My thoughts on Spelunky and I assume Minecraft aside (I'm not a big fan of either), the GMT video demonstrates (maybe unintentionally) that the nature of "good procedural content" is, in practice, less procedural content. Selective and restrained procedural content.
That's not NMS. The dream that NMS presented is not a worthwhile one. Leaving everything up to chance, downplaying design itself so thoroughly, is not how good games are made. NMS demonstrates that so perfectly.
I don't think that's true.
First of all, the dream of procedural generation is still alive. Look at something like Space Engine.
The future is far away, but the future is bright.
Second, the principle difference between something like No Man's Sky and Spelunky or Minecraft is that the former has bad game design, while the latter two have good design layered on their procedural generation.
Consider the difference, Minecraft is a game that encourages player investment with well-thought out but basic gameplay loops. The most basic gameplay mechanic is duh, mining (or perhaps more broadly "harvesting). And to find suitable mining spots, you need to explore. These two mechanics feed into player investment which comes mostly in the form of building. Players build crazy castles and mansions and they concoct amazing red-stone machines.

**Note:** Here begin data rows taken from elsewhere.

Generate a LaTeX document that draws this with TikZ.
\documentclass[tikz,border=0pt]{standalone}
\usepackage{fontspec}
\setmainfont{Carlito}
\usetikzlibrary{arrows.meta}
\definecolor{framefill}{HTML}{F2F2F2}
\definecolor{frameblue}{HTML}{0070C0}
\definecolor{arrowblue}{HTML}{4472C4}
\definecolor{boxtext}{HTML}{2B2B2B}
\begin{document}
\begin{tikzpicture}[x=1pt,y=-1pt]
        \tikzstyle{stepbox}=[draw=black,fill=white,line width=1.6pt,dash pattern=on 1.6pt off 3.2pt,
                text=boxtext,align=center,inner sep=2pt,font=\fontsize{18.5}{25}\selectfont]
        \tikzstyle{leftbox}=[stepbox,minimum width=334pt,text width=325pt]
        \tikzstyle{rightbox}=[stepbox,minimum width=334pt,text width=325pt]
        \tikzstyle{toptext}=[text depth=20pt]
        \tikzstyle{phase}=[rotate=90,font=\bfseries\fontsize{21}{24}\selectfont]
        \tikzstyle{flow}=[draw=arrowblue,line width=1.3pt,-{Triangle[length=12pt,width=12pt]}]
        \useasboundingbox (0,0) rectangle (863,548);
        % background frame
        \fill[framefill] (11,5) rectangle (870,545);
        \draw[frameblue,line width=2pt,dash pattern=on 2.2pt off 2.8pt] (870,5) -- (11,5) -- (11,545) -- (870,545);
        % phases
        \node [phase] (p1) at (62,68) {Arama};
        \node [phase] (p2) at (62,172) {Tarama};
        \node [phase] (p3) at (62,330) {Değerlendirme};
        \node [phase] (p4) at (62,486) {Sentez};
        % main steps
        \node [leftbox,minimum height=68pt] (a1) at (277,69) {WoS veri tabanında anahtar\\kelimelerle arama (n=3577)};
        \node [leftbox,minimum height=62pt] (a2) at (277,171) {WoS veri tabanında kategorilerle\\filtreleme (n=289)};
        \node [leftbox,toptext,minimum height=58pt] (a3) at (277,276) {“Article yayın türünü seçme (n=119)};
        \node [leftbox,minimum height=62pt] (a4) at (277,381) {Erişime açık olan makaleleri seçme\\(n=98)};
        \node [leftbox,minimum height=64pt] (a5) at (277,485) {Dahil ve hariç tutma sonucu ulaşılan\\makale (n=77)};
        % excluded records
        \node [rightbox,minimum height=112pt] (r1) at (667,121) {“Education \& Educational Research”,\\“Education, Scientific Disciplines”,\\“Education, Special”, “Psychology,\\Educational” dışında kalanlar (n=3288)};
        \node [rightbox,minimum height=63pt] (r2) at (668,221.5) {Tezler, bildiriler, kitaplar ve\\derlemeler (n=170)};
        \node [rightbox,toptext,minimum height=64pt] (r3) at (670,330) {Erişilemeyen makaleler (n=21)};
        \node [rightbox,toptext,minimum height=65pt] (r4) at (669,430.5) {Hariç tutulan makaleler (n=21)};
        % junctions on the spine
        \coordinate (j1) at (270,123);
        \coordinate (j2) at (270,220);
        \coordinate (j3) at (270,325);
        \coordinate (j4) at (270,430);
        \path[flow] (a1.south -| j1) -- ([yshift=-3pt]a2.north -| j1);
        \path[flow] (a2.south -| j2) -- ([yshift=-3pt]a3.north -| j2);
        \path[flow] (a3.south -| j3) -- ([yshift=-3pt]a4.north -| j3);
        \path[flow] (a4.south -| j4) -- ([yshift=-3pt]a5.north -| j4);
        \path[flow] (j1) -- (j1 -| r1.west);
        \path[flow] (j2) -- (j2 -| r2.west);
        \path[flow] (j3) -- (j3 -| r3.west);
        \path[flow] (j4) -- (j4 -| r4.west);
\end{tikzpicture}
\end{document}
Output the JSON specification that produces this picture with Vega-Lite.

Boom, player investment and engaging with the world. Each time you spawn a new world seed, you'll never know where the materials you need to build are going to be. Having basic biomes means you at least need to wander a bit to see different things. You'll never know what the landscape is going to look like and how you might need to adjust your home base to fit it, or how you'll need to terraform it.

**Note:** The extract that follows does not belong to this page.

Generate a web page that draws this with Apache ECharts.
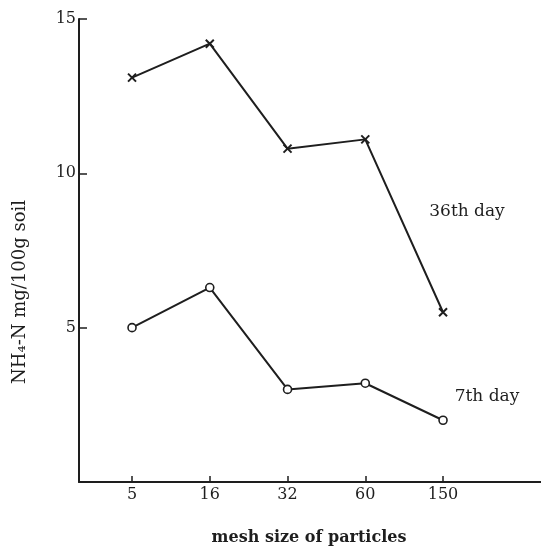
<!DOCTYPE html>
<html>
<head>
<meta charset="utf-8">
<script src="https://cdn.jsdelivr.net/npm/echarts@6/dist/echarts.min.js"></script>
<style>html,body{margin:0;padding:0;background:#fff}#c{width:541px;height:547px}</style>
</head>
<body>
<div id="c"></div>
<script>
var categories = ['5', '16', '32', '60', '150'];
var day36 = [13.1, 14.2, 10.8, 11.1, 5.5];
var day7 = [5.0, 6.3, 3.0, 3.2, 2.0];
var yTicks = [5, 10, 15];
var xTitle = 'mesh size of particles';
var yTitle = 'NH\u2084-N mg/100g soil';
var label36 = '36th day';
var label7 = '7th day';

var positions = categories.map(function (c, i) { return i + 1; });
function pts(arr) { return arr.map(function (v, i) { return [positions[i], v]; }); }

var FONT = '"DejaVu Serif"';
var INK = '#1e1e1e';
var chart = echarts.init(document.getElementById('c'), null, {renderer: 'canvas'});
chart.setOption({
  backgroundColor: '#fff',
  animation: false,
  grid: {left: 79, top: 19, right: 0, bottom: 65, containLabel: false},
  xAxis: {
    type: 'value', min: 0.318, max: 6.26,
    splitLine: {show: false},
    axisLine: {show: true, lineStyle: {color: INK, width: 2}},
    axisTick: {show: true, inside: true, length: 6, customValues: positions, lineStyle: {color: INK, width: 1.5}},
    axisLabel: {
      customValues: positions, margin: 5,
      fontFamily: FONT, fontSize: 16, color: INK,
      formatter: function (v) { return categories[Math.round(v) - 1] || ''; }
    }
  },
  yAxis: {
    type: 'value', min: 0, max: 15, interval: 5,
    splitLine: {show: false},
    axisLine: {show: true, lineStyle: {color: INK, width: 2}},
    axisTick: {show: true, inside: true, length: 8, lineStyle: {color: INK, width: 1.5}},
    axisLabel: {
      margin: 3, fontFamily: FONT, fontSize: 16, color: INK,
      formatter: function (v) { return yTicks.indexOf(v) >= 0 ? String(v) : ''; }
    }
  },
  series: [
    {
      type: 'line', data: pts(day36),
      symbol: 'path://M0 0L10 10M10 0L0 10', symbolSize: 8,
      itemStyle: {color: 'none', borderColor: INK, borderWidth: 2},
      lineStyle: {color: INK, width: 2}
    },
    {
      type: 'line', data: pts(day7),
      symbol: 'circle', symbolSize: 8,
      itemStyle: {color: '#fff', borderColor: INK, borderWidth: 1.6},
      lineStyle: {color: INK, width: 2}
    }
  ],
  graphic: [
    {type: 'text', x: 467, y: 212, style: {text: label36, font: '17px ' + FONT, fill: INK, align: 'center', verticalAlign: 'middle'}},
    {type: 'text', x: 487, y: 397, style: {text: label7, font: '17px ' + FONT, fill: INK, align: 'center', verticalAlign: 'middle'}},
    {type: 'text', x: 309, y: 538, style: {text: xTitle, font: 'bold 16px ' + FONT, fill: INK, align: 'center', verticalAlign: 'middle'}},
    {type: 'text', x: 20, y: 292, rotation: Math.PI / 2, style: {text: yTitle, font: '18px ' + FONT, fill: INK, align: 'center', verticalAlign: 'middle'}}
  ]
});
</script>
</body>
</html>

And with survival mechanics, Minecraft further encourages you to explore, and then later encourages you to try things like farming. Again, investing you in calling a place "yours" and stamping an identity and ownership on a completely procedurally generated world. Throw in multiplayer and you have some fairly engaging player co-op building and even PvP going on.

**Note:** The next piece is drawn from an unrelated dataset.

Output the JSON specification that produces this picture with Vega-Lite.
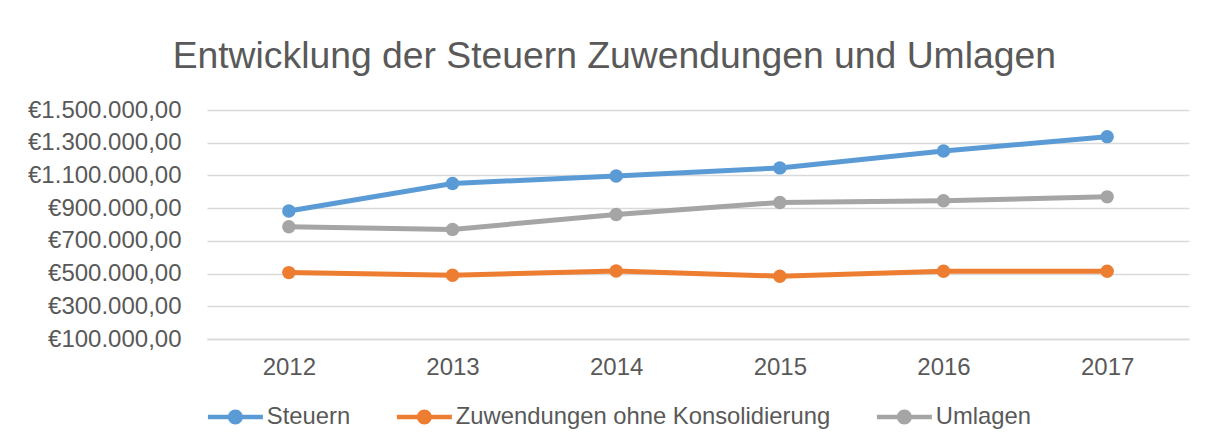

Compare this to No Man's Sky which is a glorified seek-and-find
cum tourism simulator. The resources you need are only needed to power your suit, tool and ship (or to sell). There's nothing else you can do with them. You can never build a home base, you never can or even
need to create a resource farm. Land on a planet, go "hey that's a pretty landscape," press the screenshot button and then you just wander around looking for the stupid little zinc plant that looks the same on ever damn planet so you can press square and harvest it. You can't even build or customize a ship and are left only with the option of buying procedurally generated ships from vendors.
And on top of the no building or customization, there's no player interaction. So forget building together or fighting one another, you can't even engage in the basic enjoyment of
exploring together.
You could even make your same claim about the preponderance of survival-resource-crafting games inn Steam. Doesn't the failure of No Man's Sky show those are a dead-end market bubble waiting to pop? And the answer is again, no. The fundamental flaw of No Man's Sky isn't its procedural generation or its focus on survival-resource-crafting. The flaw is that it basically does nothing
with those ideas. There's almost nothing that makes the game more engaging or that draws the player to invest something back, and that's what's caused the backlash, and I think that's the lesson to be taken away from it.